The 75-year-old Tibetan spiritual leader announced last week that he wanted to shed his role as political chief of the government-in-exile and hand his responsibilities to the next prime minister, who will be elected on Sunday.
In an emotional debate on the issue, an estimated two-thirds of lawmakers who spoke in the 43-member assembly on Tuesday said they were against a constitutional amendment to allow the move.
"The opinion of the people does not agree with His Holiness's decision. I will resign if there is any proposal for change," said one member, Ugen Topgyal.
Several speakers suggested a referendum among the 200,000-strong exiled community, while others recommended a middle path wherein the Dalai Lama remained political leader but the assembly assumed more responsibilities.
"We can ask His Holiness to not retire for a while.
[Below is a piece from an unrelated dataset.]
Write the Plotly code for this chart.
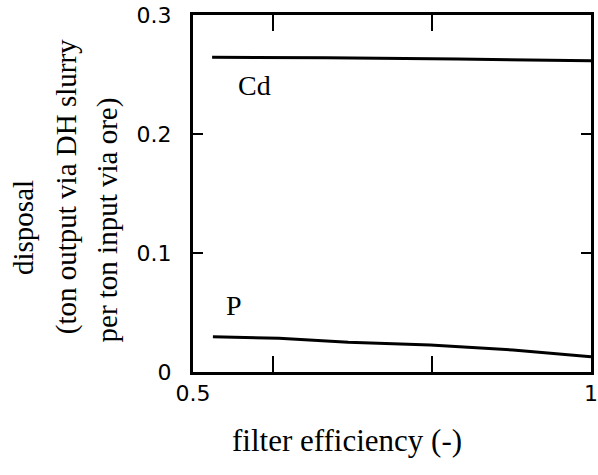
import plotly.graph_objects as go

cd_x = [0.524, 0.667, 0.832, 1.0]
cd_y = [0.2645, 0.2641, 0.2630, 0.2616]
p_x = [0.525, 0.608, 0.695, 0.798, 0.902, 1.0]
p_y = [0.0297, 0.0283, 0.0250, 0.0227, 0.0185, 0.0129]

x_tickvals = [0.5, 0.6, 0.8, 1.0]
x_ticktext = ["0.5", "", "", "1"]
y_tickvals = [0, 0.1, 0.2, 0.3]
y_ticktext = ["0", "0.1", "0.2", "0.3"]

W, H = 598, 475
L, R, T, B = 193, 0, 15, 103
pw, ph = W - L - R, H - T - B

def px(xp):
    return (xp - L) / pw

def py(yp):
    return (H - B - yp) / ph

fig = go.Figure()
fig.add_trace(go.Scatter(x=cd_x, y=cd_y, mode="lines", line=dict(color="black", width=3), showlegend=False))
fig.add_trace(go.Scatter(x=p_x, y=p_y, mode="lines", line=dict(color="black", width=3), showlegend=False))

serif = "Liberation Serif"
ann = [
    dict(x=0.577, y=0.241, xref="x", yref="y", text="Cd", showarrow=False, font=dict(family=serif, size=28, color="black")),
    dict(x=0.552, y=0.056, xref="x", yref="y", text="P", showarrow=False, font=dict(family=serif, size=28, color="black")),
    dict(x=px(350), y=py(440), xref="paper", yref="paper", text="filter efficiency (-)", showarrow=False,
         font=dict(family=serif, size=31, color="black"), xanchor="center", yanchor="middle"),
    dict(x=px(20), y=py(227), xref="paper", yref="paper", text="disposal", showarrow=False, textangle=-90,
         font=dict(family=serif, size=29, color="black"), xanchor="center", yanchor="middle"),
    dict(x=px(65), y=py(187), xref="paper", yref="paper", text="(ton output via DH slurry", showarrow=False, textangle=-90,
         font=dict(family=serif, size=29, color="black"), xanchor="center", yanchor="middle"),
    dict(x=px(107), y=py(220), xref="paper", yref="paper", text="per ton input via ore)", showarrow=False, textangle=-90,
         font=dict(family=serif, size=29, color="black"), xanchor="center", yanchor="middle"),
]

fig.update_layout(
    width=W, height=H,
    margin=dict(l=L, r=R, t=T, b=B),
    paper_bgcolor="white", plot_bgcolor="white",
    annotations=ann,
    xaxis=dict(range=[0.5, 1.0], tickvals=x_tickvals, ticktext=x_ticktext, ticks="inside", ticklen=16,
               tickwidth=2, tickcolor="black", showline=True, linecolor="black", linewidth=3, mirror="ticks",
               showgrid=False, zeroline=False, ticklabeloverflow="allow",
               tickfont=dict(family="DejaVu Sans", size=22, color="black")),
    yaxis=dict(range=[0, 0.3], tickvals=y_tickvals, ticktext=y_ticktext, ticks="inside", ticklen=10,
               tickwidth=2, tickcolor="black", showline=True, linecolor="black", linewidth=3, mirror="ticks",
               showgrid=False, zeroline=False, ticklabelstandoff=14,
               tickfont=dict(family="DejaVu Sans", size=22, color="black")),
)

fig.write_html("out.html")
But in the meantime, we must make changes from within," said Sonam Gompo.
A vote on the required constitutional amendment is not expected Tuesday, but could be held later this week ahead of the election on Sunday.
In a letter read out to lawmakers on Monday, the Dalai Lama argued that the Tibetan movement was now mature enough for a directly-elected political leader.
"If we have to remain in exile for several more decades, a time will inevitably come when I will no longer be able to provide leadership," he said in the letter.
The Dalai Lama's political title is largely symbolic and he will retain the more significant role of Tibet's spiritual leader.
But the change would be a significant step for the Tibetan movement in exile, which is divided between those who want autonomy and those who seek full independence for Tibet from China.
The current exiled prime minister, Samdhong Rinpoche, told lawmakers at the start of the session on Tuesday that the parliament "stands with the change His Holiness is proposing, with a heavy heart."
It is not the first time the Dalai Lama has asked to be released from his ceremonial political responsibilities, and the parliament has rejected similar requests in the past, arguing that there is no replacement of equal stature.
The exiled Tibetan movement has been based in India since 1959 when the Dalai Lama fled his homeland after a failed uprising against Beijing's rule.
The Nobel Laureate has argued that Tibetans need to prepare for life after him. His request to retire as political head has forced many of his followers to confront the difficulties the Tibetan movement in exile will face.
The problem is whether the future leaders of the Tibetan movement -- the Dalai Lama's eventual successor and any new political leader -- will have the contacts, profile and influence to keep the Tibet issue alive.
The community in exile is braced for a huge struggle with Beijing about the choice of the next Dalai Lama. China has already stated it intends to have the final say in the selection process.
The Dalai Lama has suggested several ways in which he might be replaced, either with a vote for a new spiritual leader or via the traditional method in which a child is chosen by senior monks.
He has also said the title might be scrapped, ending a 600-year tradition.